* **WHAT YOU NEED TO DO**
For each line that holds "matplotlib", copy the line out.
———
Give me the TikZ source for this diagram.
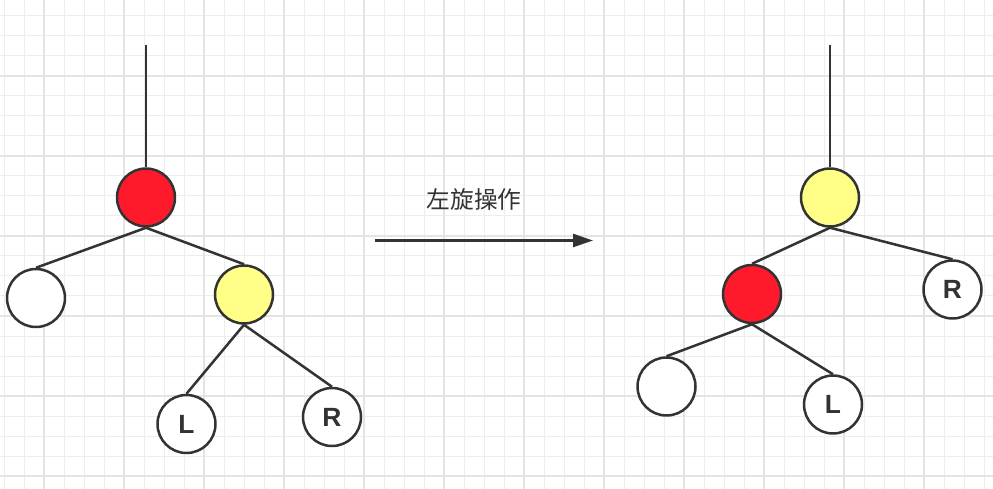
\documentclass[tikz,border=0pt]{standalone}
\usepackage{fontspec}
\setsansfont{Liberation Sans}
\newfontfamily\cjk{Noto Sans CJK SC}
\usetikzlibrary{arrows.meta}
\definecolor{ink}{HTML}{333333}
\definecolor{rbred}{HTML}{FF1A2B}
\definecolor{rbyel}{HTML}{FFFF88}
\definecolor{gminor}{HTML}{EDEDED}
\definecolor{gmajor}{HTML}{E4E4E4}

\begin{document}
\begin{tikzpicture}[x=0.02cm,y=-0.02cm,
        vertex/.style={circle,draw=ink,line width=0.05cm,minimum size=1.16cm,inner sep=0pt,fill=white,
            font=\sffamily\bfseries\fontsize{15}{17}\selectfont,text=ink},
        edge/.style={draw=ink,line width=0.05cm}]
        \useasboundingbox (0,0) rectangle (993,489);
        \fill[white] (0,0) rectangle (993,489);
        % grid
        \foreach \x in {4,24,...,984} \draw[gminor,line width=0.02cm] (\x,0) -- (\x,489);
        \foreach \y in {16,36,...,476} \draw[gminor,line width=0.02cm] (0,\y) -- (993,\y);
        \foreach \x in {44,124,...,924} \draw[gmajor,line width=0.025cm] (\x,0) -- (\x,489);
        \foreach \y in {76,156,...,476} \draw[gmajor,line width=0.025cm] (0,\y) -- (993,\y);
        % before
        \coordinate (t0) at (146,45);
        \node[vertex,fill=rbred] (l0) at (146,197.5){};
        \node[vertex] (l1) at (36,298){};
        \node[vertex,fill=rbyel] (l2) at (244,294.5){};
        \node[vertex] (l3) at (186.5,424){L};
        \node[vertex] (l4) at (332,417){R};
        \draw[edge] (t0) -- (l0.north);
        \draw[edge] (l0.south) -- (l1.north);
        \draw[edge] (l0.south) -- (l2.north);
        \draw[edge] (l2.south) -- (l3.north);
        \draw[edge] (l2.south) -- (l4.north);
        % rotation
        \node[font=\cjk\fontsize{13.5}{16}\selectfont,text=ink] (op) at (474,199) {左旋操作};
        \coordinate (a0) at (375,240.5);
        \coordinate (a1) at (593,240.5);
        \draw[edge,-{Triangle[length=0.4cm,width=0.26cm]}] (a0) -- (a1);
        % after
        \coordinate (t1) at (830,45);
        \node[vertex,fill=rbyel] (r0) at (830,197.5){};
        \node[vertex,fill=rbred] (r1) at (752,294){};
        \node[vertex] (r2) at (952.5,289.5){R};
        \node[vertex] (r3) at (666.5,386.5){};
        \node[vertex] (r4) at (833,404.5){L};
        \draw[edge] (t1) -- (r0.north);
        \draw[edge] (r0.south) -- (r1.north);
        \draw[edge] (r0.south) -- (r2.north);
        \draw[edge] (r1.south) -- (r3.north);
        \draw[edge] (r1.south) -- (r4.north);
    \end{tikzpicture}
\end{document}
———
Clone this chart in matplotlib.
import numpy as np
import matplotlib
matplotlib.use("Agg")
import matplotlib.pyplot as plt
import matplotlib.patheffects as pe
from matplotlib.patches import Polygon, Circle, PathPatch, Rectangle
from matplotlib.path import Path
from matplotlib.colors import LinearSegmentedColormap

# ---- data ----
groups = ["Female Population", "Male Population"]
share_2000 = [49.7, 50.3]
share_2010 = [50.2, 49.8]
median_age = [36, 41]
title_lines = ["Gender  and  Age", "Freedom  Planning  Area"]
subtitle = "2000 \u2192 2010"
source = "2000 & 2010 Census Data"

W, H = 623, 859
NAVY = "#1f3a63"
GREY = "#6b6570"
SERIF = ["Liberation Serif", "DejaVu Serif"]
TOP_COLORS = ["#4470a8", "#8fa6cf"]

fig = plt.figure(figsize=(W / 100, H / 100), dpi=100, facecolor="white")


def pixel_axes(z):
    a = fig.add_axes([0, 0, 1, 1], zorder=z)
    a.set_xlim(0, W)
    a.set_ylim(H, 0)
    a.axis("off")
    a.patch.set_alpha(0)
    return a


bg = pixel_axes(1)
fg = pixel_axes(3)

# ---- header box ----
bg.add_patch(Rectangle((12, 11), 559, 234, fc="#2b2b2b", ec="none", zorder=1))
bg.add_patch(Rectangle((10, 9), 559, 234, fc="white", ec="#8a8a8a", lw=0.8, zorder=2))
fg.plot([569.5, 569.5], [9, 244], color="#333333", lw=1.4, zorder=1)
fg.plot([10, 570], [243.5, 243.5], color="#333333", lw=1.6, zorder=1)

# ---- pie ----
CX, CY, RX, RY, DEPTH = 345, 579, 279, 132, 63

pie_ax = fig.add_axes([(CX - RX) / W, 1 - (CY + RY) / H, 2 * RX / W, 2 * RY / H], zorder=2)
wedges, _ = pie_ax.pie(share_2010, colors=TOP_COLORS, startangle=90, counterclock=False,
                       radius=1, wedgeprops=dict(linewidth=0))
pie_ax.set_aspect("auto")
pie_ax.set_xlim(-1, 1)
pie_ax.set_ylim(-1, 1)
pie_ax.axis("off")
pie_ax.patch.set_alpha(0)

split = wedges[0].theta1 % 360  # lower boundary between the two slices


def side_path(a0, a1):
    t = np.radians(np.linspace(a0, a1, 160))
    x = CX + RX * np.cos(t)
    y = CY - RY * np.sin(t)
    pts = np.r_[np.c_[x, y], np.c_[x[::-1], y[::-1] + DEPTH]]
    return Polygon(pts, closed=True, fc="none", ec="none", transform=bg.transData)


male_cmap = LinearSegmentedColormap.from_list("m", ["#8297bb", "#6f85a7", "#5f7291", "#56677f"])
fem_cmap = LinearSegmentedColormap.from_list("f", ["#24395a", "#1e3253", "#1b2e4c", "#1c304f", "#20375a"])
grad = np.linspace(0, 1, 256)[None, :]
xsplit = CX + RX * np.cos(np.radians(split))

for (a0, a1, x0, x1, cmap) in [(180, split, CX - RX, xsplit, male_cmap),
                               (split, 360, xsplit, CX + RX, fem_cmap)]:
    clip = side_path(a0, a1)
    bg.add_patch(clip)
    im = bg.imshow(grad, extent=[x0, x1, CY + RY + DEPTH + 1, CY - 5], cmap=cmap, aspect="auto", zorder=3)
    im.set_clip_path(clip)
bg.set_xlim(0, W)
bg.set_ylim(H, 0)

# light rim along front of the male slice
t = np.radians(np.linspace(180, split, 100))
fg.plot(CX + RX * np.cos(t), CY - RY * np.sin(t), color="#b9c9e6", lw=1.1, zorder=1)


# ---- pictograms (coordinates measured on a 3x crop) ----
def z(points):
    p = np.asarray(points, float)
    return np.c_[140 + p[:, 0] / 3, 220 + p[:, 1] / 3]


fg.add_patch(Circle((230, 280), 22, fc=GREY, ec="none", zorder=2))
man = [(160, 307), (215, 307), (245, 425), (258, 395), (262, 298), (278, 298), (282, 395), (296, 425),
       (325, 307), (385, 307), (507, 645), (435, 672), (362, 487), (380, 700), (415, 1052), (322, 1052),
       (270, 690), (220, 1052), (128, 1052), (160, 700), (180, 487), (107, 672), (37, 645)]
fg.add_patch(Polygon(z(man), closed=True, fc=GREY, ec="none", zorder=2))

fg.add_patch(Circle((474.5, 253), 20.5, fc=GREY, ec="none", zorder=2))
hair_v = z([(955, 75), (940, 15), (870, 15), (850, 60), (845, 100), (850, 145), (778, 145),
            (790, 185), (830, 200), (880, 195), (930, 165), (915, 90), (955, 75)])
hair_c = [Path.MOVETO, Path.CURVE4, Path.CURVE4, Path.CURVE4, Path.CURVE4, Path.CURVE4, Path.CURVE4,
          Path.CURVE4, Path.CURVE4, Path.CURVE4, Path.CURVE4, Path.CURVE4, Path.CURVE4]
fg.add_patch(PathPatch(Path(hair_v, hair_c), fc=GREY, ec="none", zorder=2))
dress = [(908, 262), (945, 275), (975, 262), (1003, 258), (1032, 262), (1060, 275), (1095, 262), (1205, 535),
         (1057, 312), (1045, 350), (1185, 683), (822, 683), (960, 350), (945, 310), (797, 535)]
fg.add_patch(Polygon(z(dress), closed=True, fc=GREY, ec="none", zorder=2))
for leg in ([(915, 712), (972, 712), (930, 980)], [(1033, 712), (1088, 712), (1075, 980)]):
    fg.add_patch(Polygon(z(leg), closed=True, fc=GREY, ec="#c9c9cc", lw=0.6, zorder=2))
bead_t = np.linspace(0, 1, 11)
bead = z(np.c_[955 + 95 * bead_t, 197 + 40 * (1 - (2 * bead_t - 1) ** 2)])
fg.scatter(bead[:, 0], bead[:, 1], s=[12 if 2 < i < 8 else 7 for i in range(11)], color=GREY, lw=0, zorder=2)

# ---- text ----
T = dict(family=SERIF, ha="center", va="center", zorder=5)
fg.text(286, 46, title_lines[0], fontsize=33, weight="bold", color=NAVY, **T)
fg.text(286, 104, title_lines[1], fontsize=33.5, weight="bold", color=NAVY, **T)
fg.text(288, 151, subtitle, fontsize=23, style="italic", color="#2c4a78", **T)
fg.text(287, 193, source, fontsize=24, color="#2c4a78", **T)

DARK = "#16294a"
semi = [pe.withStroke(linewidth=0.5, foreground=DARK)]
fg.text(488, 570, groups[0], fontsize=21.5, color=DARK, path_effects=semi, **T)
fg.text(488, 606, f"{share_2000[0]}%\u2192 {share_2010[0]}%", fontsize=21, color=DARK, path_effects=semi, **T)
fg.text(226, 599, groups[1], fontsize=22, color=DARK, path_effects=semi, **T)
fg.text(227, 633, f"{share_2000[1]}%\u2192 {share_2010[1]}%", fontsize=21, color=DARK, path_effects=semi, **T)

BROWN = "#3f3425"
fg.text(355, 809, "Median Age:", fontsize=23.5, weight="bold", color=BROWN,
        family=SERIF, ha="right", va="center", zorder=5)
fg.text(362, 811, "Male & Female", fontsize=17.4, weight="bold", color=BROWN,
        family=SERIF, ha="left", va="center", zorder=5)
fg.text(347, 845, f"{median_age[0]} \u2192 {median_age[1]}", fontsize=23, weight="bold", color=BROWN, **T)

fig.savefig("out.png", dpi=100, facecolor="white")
———
* **ANSWER IN FULL**
Clone this chart in matplotlib.
import matplotlib
matplotlib.use("Agg")
import matplotlib.pyplot as plt
import matplotlib.patheffects as pe
from matplotlib.patches import Polygon, Circle, PathPatch, Rectangle
from matplotlib.path import Path
from matplotlib.colors import LinearSegmentedColormap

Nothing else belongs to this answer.